In this blog we will share with you our vision of beauty, balance, harmony.

As Mark Leach writes in his book Raw Colour with Pastels: “Sound is all around us, and it is musicians who refine that sound into something of beauty. As a painter, I have always felt that my purpose is to craft colour in a similar way, to see through the confusion and seek harmony and beauty.”

And we add: Words, fragments of sentences, spoken noise is all around us, and Ken arranges words in such a way as to capture beauty in the accidental, the ambient soundtrack of life.

Monday, November 12, 2012

We have decided to start our own blog and share with you what we love.

This will be a journey in the unknown for, hopefully fun and interesting! 

We will be posting Karin's paintings - all paintings are pastel paintings if not specified otherwise - and work of other painters we like. We will also be sharing poetry by Ken and music we both like.
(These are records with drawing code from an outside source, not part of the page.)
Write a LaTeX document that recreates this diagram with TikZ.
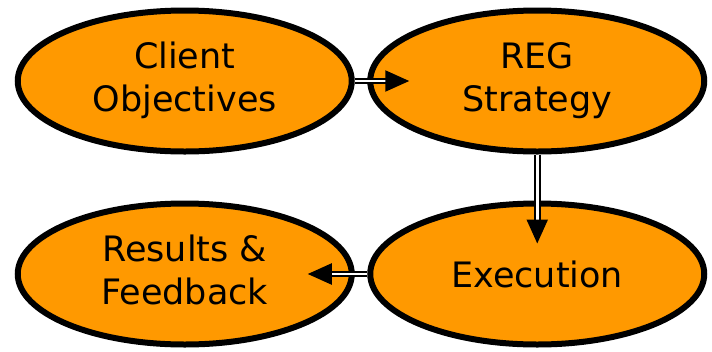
\documentclass[tikz,border=0pt]{standalone}
\usepackage{fontspec}
\setmainfont{DejaVu Sans}
\usetikzlibrary{matrix,arrows.meta,positioning,shapes.geometric}
\definecolor{stageorange}{RGB}{255,153,0}
\newcommand{\stagelines}[2]{\begin{tabular}{@{}c@{}}#1\\#2\end{tabular}}

\tikzset{
	stage/.style={ellipse, draw, line width=6pt, fill=stageorange, minimum width=334pt, minimum height=141pt, inner sep=0pt, anchor=center, font=\fontsize{35}{43}\selectfont},
	flow/.style={draw=black, double=white, double distance=2.5pt, line width=2.2pt, -{Triangle[length=24pt,width=21pt]}}
}

\begin{document}
\begin{tikzpicture}[x=1pt,y=-1pt]
	\useasboundingbox (0,0) rectangle (712,351);
	\matrix (m) at (361,177.5) [matrix of nodes, row sep=46pt, column sep=12.5pt, nodes={stage}]
	{
		\stagelines{Client}{Objectives} & \stagelines{REG}{Strategy} \\
		\stagelines{Results \&}{Feedback} & Execution \\
	};
	\draw[flow] (m-1-1.east) -- ([xshift=42pt]m-1-2.west);
	\draw[flow] (m-1-2.south) -- ([yshift=-43pt]m-2-2.north);
	\draw[flow] (m-2-2.west) -- ([xshift=-47pt]m-2-1.east);
\end{tikzpicture}
\end{document}
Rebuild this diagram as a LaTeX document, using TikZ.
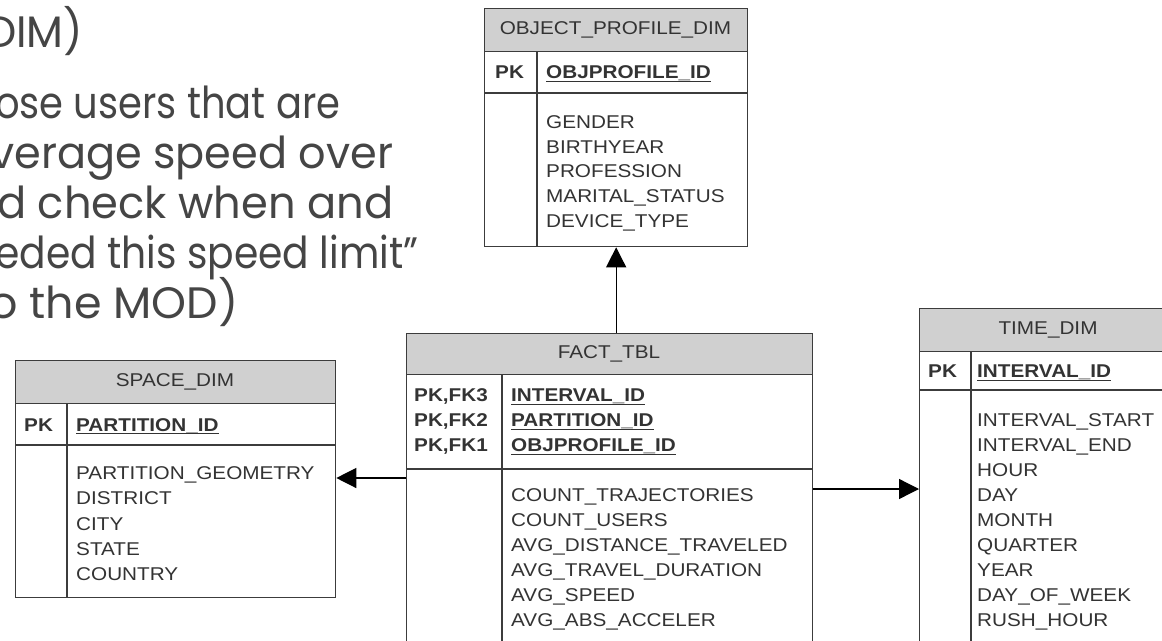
\documentclass[tikz,border=0pt]{standalone}
\usepackage{fontspec}
\usepackage{graphicx}
\setmainfont{Liberation Sans}[FakeStretch=1.12]
\newfontfamily\slidefont{Poppins}
\usetikzlibrary{arrows.meta}
\definecolor{ink}{HTML}{333333}
\definecolor{rulec}{HTML}{3C3C3C}
\definecolor{headfill}{HTML}{D0D0D0}
\definecolor{slideink}{HTML}{454545}
% underlined key column name
\newcommand\keyul[1]{{\setbox0\hbox{#1}\rlap{\raisebox{-3.2pt}{\rule{\wd0}{1.2pt}}}\box0}}
% a slide line set to a given width, height unchanged
\newcommand\fitline[2]{\resizebox{#1pt}{\height}{#2}}
\begin{document}
\begin{tikzpicture}[x=1pt,y=-1pt,
  tbl/.style={draw=rulec, line width=1.3pt, fill=white, inner sep=0pt, anchor=north west},
  head/.style={draw=rulec, line width=1.3pt, fill=headfill, inner sep=0pt, anchor=north west},
  sep/.style={draw=rulec, line width=1.3pt},
  cell/.style={font=\fontsize{18.5}{25}\selectfont, text=ink, inner sep=0pt, anchor=base west},
  keyc/.style={cell, font=\fontsize{18.5}{25}\selectfont\bfseries},
  title/.style={font=\fontsize{18.5}{25}\selectfont, text=ink, inner sep=0pt},
  fk/.style={-{Triangle[length=20pt,width=20pt]}, line width=1.3pt, draw=black},
  slide/.style={font=\slidefont\fontsize{44}{50}\selectfont, text=slideink, inner sep=0pt, anchor=base west}
]
\useasboundingbox (0,0) rectangle (1162,640);
\clip (0,0) rectangle (1162,640);

% ---- slide text ----
\node[slide] (s0) at (-14,47) {\fitline{97}{DIM)}};
\node[slide] (s1) at (-5,118) {\fitline{345}{ose users that are}};
\node[slide] (s2) at (-10,168) {\fitline{403}{verage speed over}};
\node[slide] (s3) at (-3,218) {\fitline{396}{d check when and}};
\node[slide] (s4) at (-5,268) {\fitline{423}{eded this speed limit”}};
\node[slide] (s5) at (-11,318) {\fitline{249}{o the MOD)}};

% ---- OBJECT_PROFILE_DIM ----
\node[tbl, minimum width=263, minimum height=238] (opd) at (484,8) {};
\node[head, minimum width=263, minimum height=43] (opdh) at (opd.north west) {};
\node[title] (opdt) at (615.5,29.5) {OBJECT\_PROFILE\_DIM};
\draw[sep] (484,93) -- (747,93);
\draw[sep] (537,51) -- (537,246);
\node[keyc] (opdpk) at (495,78.6) {PK};
\node[keyc] (opdid) at (546,78.6) {\keyul{OBJPROFILE\_ID}};
\foreach \t [count=\i from 0] in {GENDER,BIRTHYEAR,PROFESSION,MARITAL\_STATUS,DEVICE\_TYPE}
  \node[cell] (opda\i) at (546,128.6+24.6*\i) {\t};

% ---- SPACE_DIM ----
\node[tbl, minimum width=320, minimum height=237] (spd) at (15,360) {};
\node[head, minimum width=320, minimum height=43] (spdh) at (spd.north west) {};
\node[title] (spdt) at (175,381.5) {SPACE\_DIM};
\draw[sep] (15,445) -- (335,445);
\draw[sep] (67,403) -- (67,597);
\node[keyc] (spdpk) at (24,431) {PK};
\node[keyc] (spdid) at (76,431) {\keyul{PARTITION\_ID}};
\foreach \t [count=\i from 0] in {PARTITION\_GEOMETRY,DISTRICT,CITY,STATE,COUNTRY}
  \node[cell] (spda\i) at (76,479.6+25.2*\i) {\t};

% ---- FACT_TBL ----
\node[tbl, minimum width=406, minimum height=330] (fact) at (406,333) {};
\node[head, minimum width=406, minimum height=41] (facth) at (fact.north west) {};
\node[title] (factt) at (609,353.5) {FACT\_TBL};
\draw[sep] (406,469) -- (812,469);
\draw[sep] (502,374) -- (502,663);
\foreach \k/\t [count=\i from 0] in {PK{,}FK3/INTERVAL\_ID,PK{,}FK2/PARTITION\_ID,PK{,}FK1/OBJPROFILE\_ID}{
  \node[keyc] (factk\i) at (414,401.6+25*\i) {\k};
  \node[keyc] (factn\i) at (511,401.6+25*\i) {\keyul{\t}};
}
\foreach \t [count=\i from 0] in {COUNT\_TRAJECTORIES,COUNT\_USERS,AVG\_DISTANCE\_TRAVELED,AVG\_TRAVEL\_DURATION,AVG\_SPEED,AVG\_ABS\_ACCELER}
  \node[cell] (facta\i) at (511,501.6+25*\i) {\t};

% ---- TIME_DIM ----
\node[tbl, minimum width=258, minimum height=360] (tim) at (919,308) {};
\node[head, minimum width=258, minimum height=43] (timh) at (tim.north west) {};
\node[title] (timt) at (1048,329.5) {TIME\_DIM};
\draw[sep] (919,390) -- (1177,390);
\draw[sep] (971,351) -- (971,668);
\node[keyc] (timpk) at (928,377.6) {PK};
\node[keyc] (timid) at (977,377.6) {\keyul{INTERVAL\_ID}};
\foreach \t [count=\i from 0] in {INTERVAL\_START,INTERVAL\_END,HOUR,DAY,MONTH,QUARTER,YEAR,DAY\_OF\_WEEK,RUSH\_HOUR}
  \node[cell] (tima\i) at (977,426.6+25*\i) {\t};

% ---- references from the fact table ----
\draw[fk] (fact.north -| opd.south) -- (opd.south);
\draw[fk] (fact.west |- 0,478) -- (spd.east |- 0,478);
\draw[fk] (fact.east |- 0,489) -- (tim.west |- 0,489);
\end{tikzpicture}
\end{document}
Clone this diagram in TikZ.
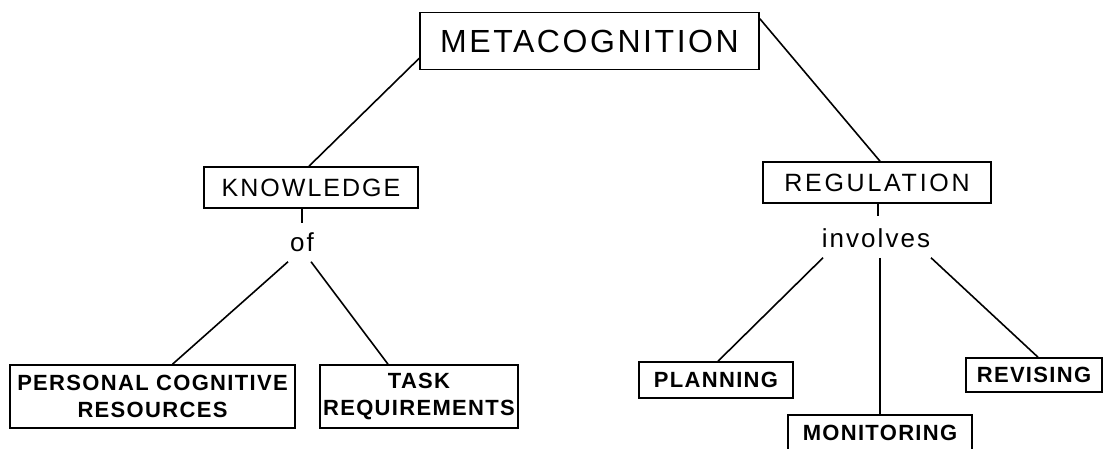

Morning in Uffing 23,5 x 29,5 cm



LOOKING THE OTHER WAY IN BERLIN

A beautiful, stiff-shouldered
girl crosses the street, and we have
a parade of isolation and indifference
on two legs
hot wet wind ruffling four or five shades
of green in the park she’s walking through. Not a touch
of sway in those shoulders, wearing a skirt and a large
white bandage, gauze, I think, just below her right knee,
everything about her tightly packaged, seemingly
under control, every future decision
already made, so that in a sense she could 
check out of her life temporarily
slip away body and soul
to a garlic festival in California
or a camel race in Marrakesh
and nobody would notice, everything going as planned,
and through it all her blonde hair hanging straight as a Wasserfall.
She looks up, this simulacra, only to catch me
looking the other way.

As if in retribution for my lack of courage
or surplus of discretion or whatever it was
and always a sucker for the vaguely karmic
signals that chance loves to torment us with
a cyclist tries to run me over.
A broad street, plenty of room, and as I run for the gutter
he homes in on me, no other traffic in sight. I feel like
I’m in Pamplona, fending off bulls with a rolled up newspaper.
One or two minutes after avoiding collision
I wonder what the man and woman on their second floor balcony
are thinking eating their breakfast ignoring my stare,
ignoring my shock and outrage, witnesses
to something that almost happened, just minding their own business.
The man, probably a retired cop or taxi driver, wearing a white
tank-top, and the woman, in some flimsy thing
with yellow and pink flowers on it, a dressing gown, and who
once worked in a department store, I’m sure of this, and was rude
to customers for nearly thirty-five years. People here
don’t mind being viewed half-dressed on their
little balconies drinking strong black coffee,
eating three minute eggs, looking the other way when it suits them.